If you’re ready to get the most out of your hair, here’s a beginner’s guide on how to build a hair care routine.
Determine your hair type
Do a simple strand test. Take one hair strand between your fingertips, if you don’t feel anything this is a sign of fine hair. If you do feel the single strand, your hair is of medium width, and if it feels thick or textured, your hair is likely coarse.
Hair density refers to how much hair you actually have. To determine your hair density, take a handful of hair from the front of your head and gently pull it to the side. If a lot of your scalp is visible between the bunch of hair that you pulled, you have thin density, if you can barely see your scalp at all, your hair’s density is thick. Anything in between is medium density.
Have you ever tried to stretch or snap a hair strand? Your hair’s reaction is the simple way to determine the elasticity and strength of your hair. If the hair strand snaps immediately after trying to pull it between your fingers, your hair elasticity is low, whereas if you’re able to stretch the strand your hair elasticity is very high. Hair elasticity helps determine how well your hair can hold any styling. Low elasticity is linked to thin hair, whereas high elasticity, thick to normal hair.
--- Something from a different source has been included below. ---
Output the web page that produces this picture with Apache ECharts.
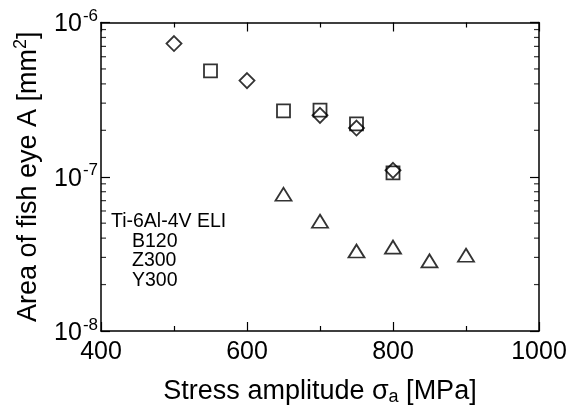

This is your hair’s ability to absorb moisture and product. To determine your hair’s porosity, fill a bowl with water and place a single strand of hair in the bowl. If your strand sinks to the bottom it has high porosity and is absorbing all the moisture. If your strand remains under the surface, but floats, your hair is well-balanced and is of “normal” porosity. If the strand floats above the surface of the water your hair has low porosity and does not absorb moisture easily. High porosity usually is a result of damaged, frizzy or dry hair. Low porosity can sometimes feel oily as it will take a lot of product in but may not distribute it accordingly.